**The request:** Word for word, quote all of the material, omitting the pictures.

──────────

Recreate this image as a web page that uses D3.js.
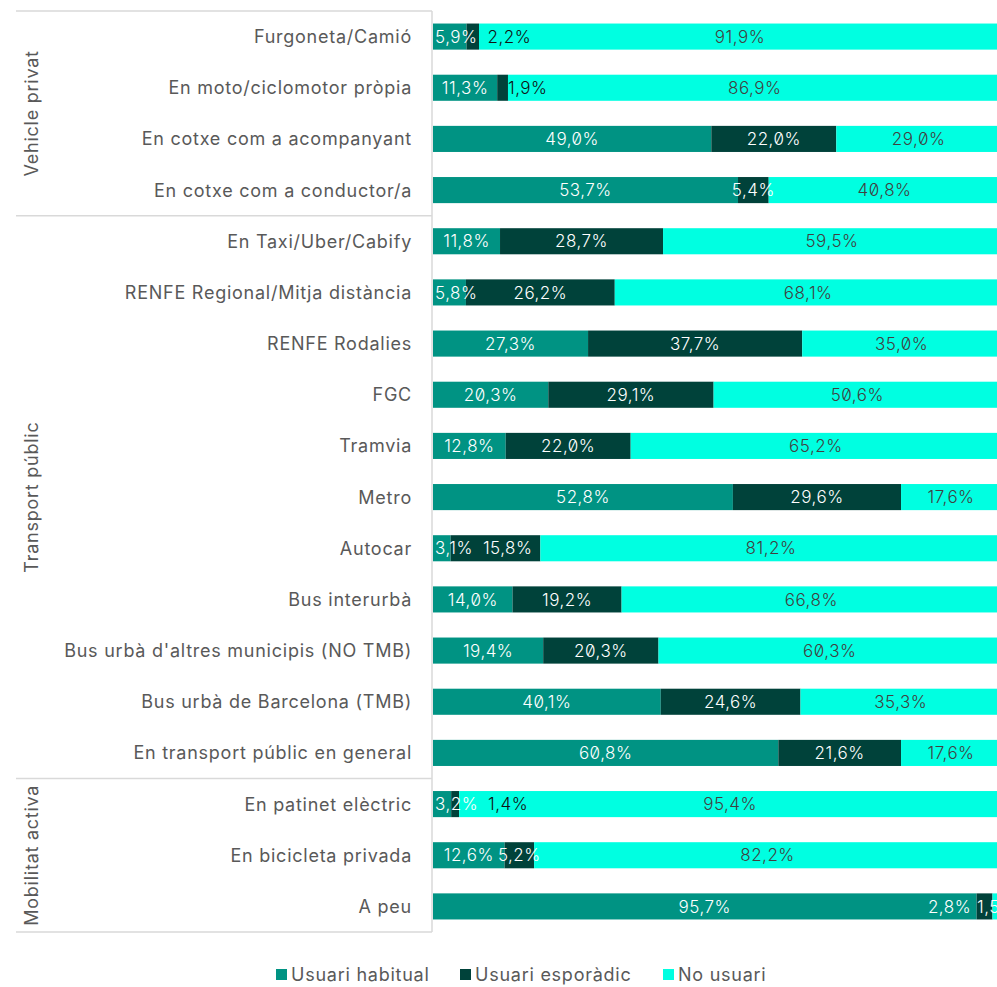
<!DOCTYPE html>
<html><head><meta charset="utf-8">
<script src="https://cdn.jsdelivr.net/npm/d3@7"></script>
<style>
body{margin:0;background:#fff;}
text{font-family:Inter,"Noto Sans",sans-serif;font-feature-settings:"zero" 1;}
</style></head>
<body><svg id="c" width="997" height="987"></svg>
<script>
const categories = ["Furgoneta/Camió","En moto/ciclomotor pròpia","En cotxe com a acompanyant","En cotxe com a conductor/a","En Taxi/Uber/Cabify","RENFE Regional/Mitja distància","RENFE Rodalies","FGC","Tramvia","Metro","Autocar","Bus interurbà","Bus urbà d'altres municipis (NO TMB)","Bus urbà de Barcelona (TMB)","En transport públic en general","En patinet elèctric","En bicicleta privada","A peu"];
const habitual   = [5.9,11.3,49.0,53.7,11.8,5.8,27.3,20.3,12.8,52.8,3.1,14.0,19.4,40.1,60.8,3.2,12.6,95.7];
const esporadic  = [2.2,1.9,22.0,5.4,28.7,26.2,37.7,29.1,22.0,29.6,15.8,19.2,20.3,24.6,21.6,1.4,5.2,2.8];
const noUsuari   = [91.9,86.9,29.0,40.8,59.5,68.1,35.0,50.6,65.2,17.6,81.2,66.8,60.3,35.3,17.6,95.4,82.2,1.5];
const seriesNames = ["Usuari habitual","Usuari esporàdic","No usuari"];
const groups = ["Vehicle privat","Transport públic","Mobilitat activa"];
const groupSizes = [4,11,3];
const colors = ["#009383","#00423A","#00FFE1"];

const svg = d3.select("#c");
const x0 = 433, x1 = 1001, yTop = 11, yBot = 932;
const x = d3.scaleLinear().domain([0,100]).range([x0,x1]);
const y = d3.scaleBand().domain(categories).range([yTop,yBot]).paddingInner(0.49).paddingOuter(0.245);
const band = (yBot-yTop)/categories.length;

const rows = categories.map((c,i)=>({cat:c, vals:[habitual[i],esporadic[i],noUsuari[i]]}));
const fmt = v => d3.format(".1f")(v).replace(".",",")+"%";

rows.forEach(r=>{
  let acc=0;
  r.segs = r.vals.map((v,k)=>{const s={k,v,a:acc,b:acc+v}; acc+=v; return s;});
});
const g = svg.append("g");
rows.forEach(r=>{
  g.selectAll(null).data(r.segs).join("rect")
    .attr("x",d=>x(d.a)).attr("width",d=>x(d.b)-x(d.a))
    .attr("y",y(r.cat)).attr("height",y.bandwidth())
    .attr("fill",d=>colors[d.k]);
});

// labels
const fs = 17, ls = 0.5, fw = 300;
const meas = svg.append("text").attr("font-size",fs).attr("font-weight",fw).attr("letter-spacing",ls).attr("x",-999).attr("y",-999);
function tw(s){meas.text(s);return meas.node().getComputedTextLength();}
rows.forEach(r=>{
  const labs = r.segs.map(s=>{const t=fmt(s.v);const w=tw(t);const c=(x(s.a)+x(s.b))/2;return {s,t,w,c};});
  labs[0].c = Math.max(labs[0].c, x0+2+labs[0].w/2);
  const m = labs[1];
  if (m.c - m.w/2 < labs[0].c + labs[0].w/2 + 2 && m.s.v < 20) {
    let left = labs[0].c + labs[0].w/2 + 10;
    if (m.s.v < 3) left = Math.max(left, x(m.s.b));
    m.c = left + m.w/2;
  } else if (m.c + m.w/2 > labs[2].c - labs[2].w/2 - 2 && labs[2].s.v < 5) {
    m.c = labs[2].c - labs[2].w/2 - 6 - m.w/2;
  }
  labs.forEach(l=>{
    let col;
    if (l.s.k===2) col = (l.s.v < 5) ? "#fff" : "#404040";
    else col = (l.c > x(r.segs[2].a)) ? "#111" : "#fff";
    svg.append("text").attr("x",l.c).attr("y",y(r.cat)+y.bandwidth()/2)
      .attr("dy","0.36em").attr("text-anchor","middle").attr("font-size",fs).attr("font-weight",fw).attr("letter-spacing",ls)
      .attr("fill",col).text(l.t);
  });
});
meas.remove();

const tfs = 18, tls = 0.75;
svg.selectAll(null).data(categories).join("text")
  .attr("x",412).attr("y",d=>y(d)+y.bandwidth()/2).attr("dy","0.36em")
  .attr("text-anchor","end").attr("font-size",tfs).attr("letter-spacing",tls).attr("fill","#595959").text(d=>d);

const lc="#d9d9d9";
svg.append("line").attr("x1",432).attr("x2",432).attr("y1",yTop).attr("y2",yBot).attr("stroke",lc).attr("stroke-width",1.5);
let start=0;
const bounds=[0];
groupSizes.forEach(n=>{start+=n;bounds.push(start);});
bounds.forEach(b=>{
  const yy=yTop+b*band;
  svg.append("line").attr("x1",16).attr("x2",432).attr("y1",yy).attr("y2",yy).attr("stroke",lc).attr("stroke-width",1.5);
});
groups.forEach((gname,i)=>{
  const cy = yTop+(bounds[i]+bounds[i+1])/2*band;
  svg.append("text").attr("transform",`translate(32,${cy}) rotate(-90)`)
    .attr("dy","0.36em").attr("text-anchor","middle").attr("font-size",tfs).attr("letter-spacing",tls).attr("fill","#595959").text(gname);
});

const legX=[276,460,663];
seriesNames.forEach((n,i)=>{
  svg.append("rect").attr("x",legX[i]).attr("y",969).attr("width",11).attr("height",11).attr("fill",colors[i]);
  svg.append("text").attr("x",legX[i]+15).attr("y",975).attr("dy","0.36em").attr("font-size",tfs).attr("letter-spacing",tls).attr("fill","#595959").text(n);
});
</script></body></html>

──────────

**Result of this task:**
Recreate this image as a web page that uses D3.js.
<!DOCTYPE html>
<html><head><meta charset="utf-8">
<script src="https://cdn.jsdelivr.net/npm/d3@7"></script>
<style>
body{margin:0;background:#fff;}
text{font-family:Inter,"Noto Sans",sans-serif;font-feature-settings:"zero" 1;}
</style></head>
<body><svg id="c" width="997" height="987"></svg>
<script>
const categories = ["Furgoneta/Camió","En moto/ciclomotor pròpia","En cotxe com a acompanyant","En cotxe com a conductor/a","En Taxi/Uber/Cabify","RENFE Regional/Mitja distància","RENFE Rodalies","FGC","Tramvia","Metro","Autocar","Bus interurbà","Bus urbà d'altres municipis (NO TMB)","Bus urbà de Barcelona (TMB)","En transport públic en general","En patinet elèctric","En bicicleta privada","A peu"];
const habitual   = [5.9,11.3,49.0,53.7,11.8,5.8,27.3,20.3,12.8,52.8,3.1,14.0,19.4,40.1,60.8,3.2,12.6,95.7];
const esporadic  = [2.2,1.9,22.0,5.4,28.7,26.2,37.7,29.1,22.0,29.6,15.8,19.2,20.3,24.6,21.6,1.4,5.2,2.8];
const noUsuari   = [91.9,86.9,29.0,40.8,59.5,68.1,35.0,50.6,65.2,17.6,81.2,66.8,60.3,35.3,17.6,95.4,82.2,1.5];
const seriesNames = ["Usuari habitual","Usuari esporàdic","No usuari"];
const groups = ["Vehicle privat","Transport públic","Mobilitat activa"];
const groupSizes = [4,11,3];
const colors = ["#009383","#00423A","#00FFE1"];

const svg = d3.select("#c");
const x0 = 433, x1 = 1001, yTop = 11, yBot = 932;
const x = d3.scaleLinear().domain([0,100]).range([x0,x1]);
const y = d3.scaleBand().domain(categories).range([yTop,yBot]).paddingInner(0.49).paddingOuter(0.245);
const band = (yBot-yTop)/categories.length;

const rows = categories.map((c,i)=>({cat:c, vals:[habitual[i],esporadic[i],noUsuari[i]]}));
const fmt = v => d3.format(".1f")(v).replace(".",",")+"%";

rows.forEach(r=>{
  let acc=0;
  r.segs = r.vals.map((v,k)=>{const s={k,v,a:acc,b:acc+v}; acc+=v; return s;});
});
const g = svg.append("g");
rows.forEach(r=>{
  g.selectAll(null).data(r.segs).join("rect")
    .attr("x",d=>x(d.a)).attr("width",d=>x(d.b)-x(d.a))
    .attr("y",y(r.cat)).attr("height",y.bandwidth())
    .attr("fill",d=>colors[d.k]);
});

// labels
const fs = 17, ls = 0.5, fw = 300;
const meas = svg.append("text").attr("font-size",fs).attr("font-weight",fw).attr("letter-spacing",ls).attr("x",-999).attr("y",-999);
function tw(s){meas.text(s);return meas.node().getComputedTextLength();}
rows.forEach(r=>{
  const labs = r.segs.map(s=>{const t=fmt(s.v);const w=tw(t);const c=(x(s.a)+x(s.b))/2;return {s,t,w,c};});
  labs[0].c = Math.max(labs[0].c, x0+2+labs[0].w/2);
  const m = labs[1];
  if (m.c - m.w/2 < labs[0].c + labs[0].w/2 + 2 && m.s.v < 20) {
    let left = labs[0].c + labs[0].w/2 + 10;
    if (m.s.v < 3) left = Math.max(left, x(m.s.b));
    m.c = left + m.w/2;
  } else if (m.c + m.w/2 > labs[2].c - labs[2].w/2 - 2 && labs[2].s.v < 5) {
    m.c = labs[2].c - labs[2].w/2 - 6 - m.w/2;
  }
  labs.forEach(l=>{
    let col;
    if (l.s.k===2) col = (l.s.v < 5) ? "#fff" : "#404040";
    else col = (l.c > x(r.segs[2].a)) ? "#111" : "#fff";
    svg.append("text").attr("x",l.c).attr("y",y(r.cat)+y.bandwidth()/2)
      .attr("dy","0.36em").attr("text-anchor","middle").attr("font-size",fs).attr("font-weight",fw).attr("letter-spacing",ls)
      .attr("fill",col).text(l.t);
  });
});
meas.remove();

const tfs = 18, tls = 0.75;
svg.selectAll(null).data(categories).join("text")
  .attr("x",412).attr("y",d=>y(d)+y.bandwidth()/2).attr("dy","0.36em")
  .attr("text-anchor","end").attr("font-size",tfs).attr("letter-spacing",tls).attr("fill","#595959").text(d=>d);

const lc="#d9d9d9";
svg.append("line").attr("x1",432).attr("x2",432).attr("y1",yTop).attr("y2",yBot).attr("stroke",lc).attr("stroke-width",1.5);
let start=0;
const bounds=[0];
groupSizes.forEach(n=>{start+=n;bounds.push(start);});
bounds.forEach(b=>{
  const yy=yTop+b*band;
  svg.append("line").attr("x1",16).attr("x2",432).attr("y1",yy).attr("y2",yy).attr("stroke",lc).attr("stroke-width",1.5);
});
groups.forEach((gname,i)=>{
  const cy = yTop+(bounds[i]+bounds[i+1])/2*band;
  svg.append("text").attr("transform",`translate(32,${cy}) rotate(-90)`)
    .attr("dy","0.36em").attr("text-anchor","middle").attr("font-size",tfs).attr("letter-spacing",tls).attr("fill","#595959").text(gname);
});

const legX=[276,460,663];
seriesNames.forEach((n,i)=>{
  svg.append("rect").attr("x",legX[i]).attr("y",969).attr("width",11).attr("height",11).attr("fill",colors[i]);
  svg.append("text").attr("x",legX[i]+15).attr("y",975).attr("dy","0.36em").attr("font-size",tfs).attr("letter-spacing",tls).attr("fill","#595959").text(n);
});
</script></body></html>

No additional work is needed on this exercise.